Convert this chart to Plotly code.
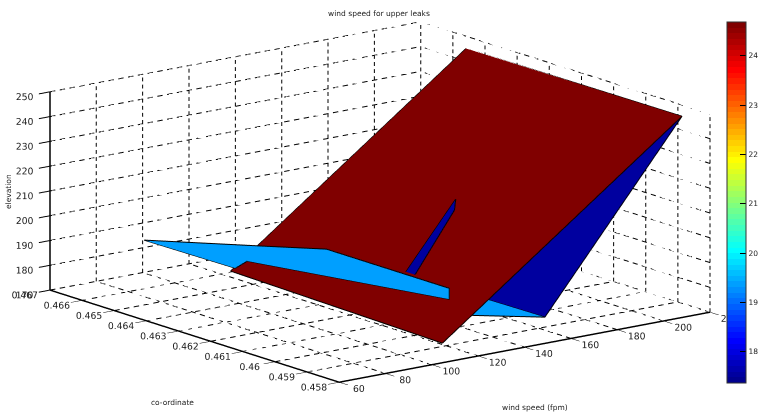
import numpy as np
import plotly.graph_objects as go

# axis ticks
wind_ticks = [60, 80, 100, 120, 140, 160, 180, 200, 220]
coord_ticks = [0.458, 0.459, 0.46, 0.461, 0.462, 0.463, 0.464, 0.465, 0.466, 0.467]
coord_labels = ["0.458", "0.459", "0.46", "0.461", "0.462", "0.463", "0.464", "0.465", "0.466", "0.467"]
elev_ticks = [170, 180, 190, 200, 210, 220, 230, 240, 250]
cbar_ticks = [18, 19, 20, 21, 22, 23, 24]

# surface vertices: wind speed, co-ordinate, elevation
red_x = [107.0, 210.4, 209.6, 108.0]
red_y = [0.45818, 0.45818, 0.46484, 0.46484]
red_z = [176.7, 250, 250, 178.1]

band_x = [100.6, 104.8, 104.8, 107.5, 107.5, 104.8, 104.8]
band_y = [0.467, 0.46365, 0.46163, 0.458, 0.458, 0.46409, 0.46446]
band_z = [183.0, 193.7, 200.8, 199.5, 195.1, 185.8, 181.4]

sliver_x = [127.2, 127.2, 127.2, 127.2]
sliver_y = [0.45922, 0.45926, 0.46057, 0.46088]
sliver_z = [227.0, 222.4, 189.1, 188.7]

wedge_x = [210.4, 162.6, 161.8]
wedge_y = [0.45818, 0.459, 0.46129]
wedge_z = [250, 174, 174]

foot_x = [162.6, 161.8, 144.6]
foot_y = [0.459, 0.46129, 0.46036]
foot_z = [174, 174, 172.4]

red_value = 24.69
band_value = 19.37
blue_value = 17.54
CMIN, CMAX = 17.37, 24.69


def jet_scale(n=64):
    pos = [0.0, 7/63, 23/63, 39/63, 55/63, 1.0]
    r = [0, 0, 0, 255, 255, 128]
    g = [0, 0, 255, 255, 0, 0]
    b = [143, 255, 255, 0, 0, 0]
    out = []
    for k in range(n):
        t = k / (n - 1)
        c = f"rgb({int(np.interp(t,pos,r))},{int(np.interp(t,pos,g))},{int(np.interp(t,pos,b))})"
        out += [[k / n, c], [(k + 1) / n, c]]
    return out


# assemble patches into one mesh
patches = [
    (red_x, red_y, red_z, [(0, 1, 2), (0, 2, 3)], red_value),
    (band_x, band_y, band_z, [(0, 1, 6), (1, 6, 5), (1, 5, 2), (2, 5, 4), (2, 4, 3)], band_value),
    (sliver_x, sliver_y, sliver_z, [(0, 1, 2), (0, 2, 3)], blue_value),
    (wedge_x, wedge_y, wedge_z, [(0, 1, 2)], blue_value),
    (foot_x, foot_y, foot_z, [(0, 1, 2)], band_value),
]
X, Y, Z, I, J, K, C = [], [], [], [], [], [], []
ex, ey, ez = [], [], []
for px, py, pz, tris, val in patches:
    n = len(X)
    X += px; Y += py; Z += pz
    for a, b, c in tris:
        I.append(a + n); J.append(b + n); K.append(c + n); C.append(val)
    ex += px + [px[0], None]; ey += py + [py[0], None]; ez += pz + [pz[0], None]

FONT = "DejaVu Sans"
fig = go.Figure()
fig.add_trace(go.Mesh3d(
    x=X, y=Y, z=Z, i=I, j=J, k=K, intensity=C, intensitymode="cell",
    colorscale=jet_scale(), cmin=CMIN, cmax=CMAX, flatshading=True,
    lighting=dict(ambient=1, diffuse=0, specular=0, fresnel=0, roughness=1),
    hoverinfo="skip",
    colorbar=dict(x=0.959, xanchor="left", y=0.5137, yanchor="middle", lenmode="pixels", len=361,
                  thicknessmode="pixels", thickness=19, tickvals=cbar_ticks,
                  ticks="inside", ticklen=6, tickcolor="black", tickwidth=1,
                  outlinecolor="#333", outlinewidth=1, xpad=0, ypad=0,
                  tickfont=dict(size=7.5, color="#222", family=FONT)),
))
fig.add_trace(go.Scatter3d(x=ex, y=ey, z=ez, mode="lines", line=dict(color="black", width=2),
                           hoverinfo="skip", showlegend=False))

# dashed grid on floor and back walls, cut into short dashes
xmin, xmax = wind_ticks[0], wind_ticks[-1]
ymin, ymax = coord_ticks[0], coord_ticks[-1]
zmin, zmax = elev_ticks[0], elev_ticks[-1]
gx, gy, gz = [], [], []
def seg(p, q, n):
    p, q = np.array(p, float), np.array(q, float)
    for m in range(n):
        a = p + (q - p) * (m / n)
        b = p + (q - p) * ((m + 0.55) / n)
        gx.extend([a[0], b[0], None]); gy.extend([a[1], b[1], None]); gz.extend([a[2], b[2], None])
for t in wind_ticks:
    seg((t, ymin, zmin), (t, ymax, zmin), 32)
    seg((t, ymax, zmin), (t, ymax, zmax), 28)
for t in coord_ticks:
    seg((xmin, t, zmin), (xmax, t, zmin), 38)
    seg((xmax, t, zmin), (xmax, t, zmax), 28)
for t in elev_ticks:
    seg((xmin, ymax, t), (xmax, ymax, t), 38)
    seg((xmax, ymin, t), (xmax, ymax, t), 32)
fig.add_trace(go.Scatter3d(x=gx, y=gy, z=gz, mode="lines", line=dict(color="black", width=2),
                           hoverinfo="skip", showlegend=False))

tick_font = dict(size=7.5, color="#222", family=FONT)
common = dict(showbackground=False, showgrid=False, zeroline=False, showspikes=False,
              showline=True, linecolor="black", linewidth=3, tickangle=0, tickwidth=2, ticks="outside",
              tickcolor="black", tickfont=dict(size=10.5, color="#222", family=FONT), title=dict(text=""))
A = np.radians(37.6); E = np.radians(14.2); D = 1.6
S = 2.25
OFF = dict(x=-0.0081, y=-0.0027, z=-0.02796)
fig.update_layout(
    width=758, height=416, margin=dict(l=0, r=0, t=0, b=0, autoexpand=False), paper_bgcolor="white", showlegend=False,
    title=dict(text="wind speed for upper leaks", x=0.5, xanchor="center", y=0.969, yanchor="middle",
               font=tick_font),
    scene=dict(
        domain=dict(x=[0, 1], y=[0, 1]),
        aspectmode="manual", aspectratio=dict(x=S, y=1.013*S, z=0.437*S),
        xaxis=dict(range=[xmin, xmax], tickmode="array", tickvals=wind_ticks, ticktext=[str(v) for v in wind_ticks], ticklen=14, **common),
        yaxis=dict(range=[ymin, ymax], tickmode="array", tickvals=coord_ticks, ticktext=coord_labels, ticklen=14, **common),
        zaxis=dict(range=[zmin, zmax], tickmode="array", tickvals=elev_ticks, ticktext=[str(v) for v in elev_ticks], ticklen=7, **common),
        camera=dict(projection=dict(type="orthographic"),
                    eye=dict(x=OFF["x"]-D*np.sin(A)*np.cos(E), y=OFF["y"]-D*np.cos(A)*np.cos(E), z=OFF["z"]+D*np.sin(E)),
                    center=OFF, up=dict(x=0, y=0, z=1)),
    ),
    annotations=[
        dict(text="elevation", x=8/758, y=(416-192)/416, xref="paper", yref="paper", showarrow=False, textangle=-90,
             xanchor="center", yanchor="middle", font=tick_font),
        dict(text="co-ordinate", x=172/758, y=(416-402)/416, xref="paper", yref="paper", showarrow=False,
             xanchor="center", yanchor="middle", font=tick_font),
        dict(text="wind speed (fpm)", x=535/758, y=(416-407)/416, xref="paper", yref="paper", showarrow=False,
             xanchor="center", yanchor="middle", font=tick_font),
    ],
)
fig.write_html("out.html", config={"displayModeBar": False}, post_script="document.body.style.margin='0';")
___
> [Exercise description] Leave out any pictures and return exactly the lines from the beginning of the data through the line with "CMIN, CMAX = 17.37, 24.69", inclusive.

> [Task answer]
Convert this chart to Plotly code.
import numpy as np
import plotly.graph_objects as go

# axis ticks
wind_ticks = [60, 80, 100, 120, 140, 160, 180, 200, 220]
coord_ticks = [0.458, 0.459, 0.46, 0.461, 0.462, 0.463, 0.464, 0.465, 0.466, 0.467]
coord_labels = ["0.458", "0.459", "0.46", "0.461", "0.462", "0.463", "0.464", "0.465", "0.466", "0.467"]
elev_ticks = [170, 180, 190, 200, 210, 220, 230, 240, 250]
cbar_ticks = [18, 19, 20, 21, 22, 23, 24]

# surface vertices: wind speed, co-ordinate, elevation
red_x = [107.0, 210.4, 209.6, 108.0]
red_y = [0.45818, 0.45818, 0.46484, 0.46484]
red_z = [176.7, 250, 250, 178.1]

band_x = [100.6, 104.8, 104.8, 107.5, 107.5, 104.8, 104.8]
band_y = [0.467, 0.46365, 0.46163, 0.458, 0.458, 0.46409, 0.46446]
band_z = [183.0, 193.7, 200.8, 199.5, 195.1, 185.8, 181.4]

sliver_x = [127.2, 127.2, 127.2, 127.2]
sliver_y = [0.45922, 0.45926, 0.46057, 0.46088]
sliver_z = [227.0, 222.4, 189.1, 188.7]

wedge_x = [210.4, 162.6, 161.8]
wedge_y = [0.45818, 0.459, 0.46129]
wedge_z = [250, 174, 174]

foot_x = [162.6, 161.8, 144.6]
foot_y = [0.459, 0.46129, 0.46036]
foot_z = [174, 174, 172.4]

red_value = 24.69
band_value = 19.37
blue_value = 17.54
CMIN, CMAX = 17.37, 24.69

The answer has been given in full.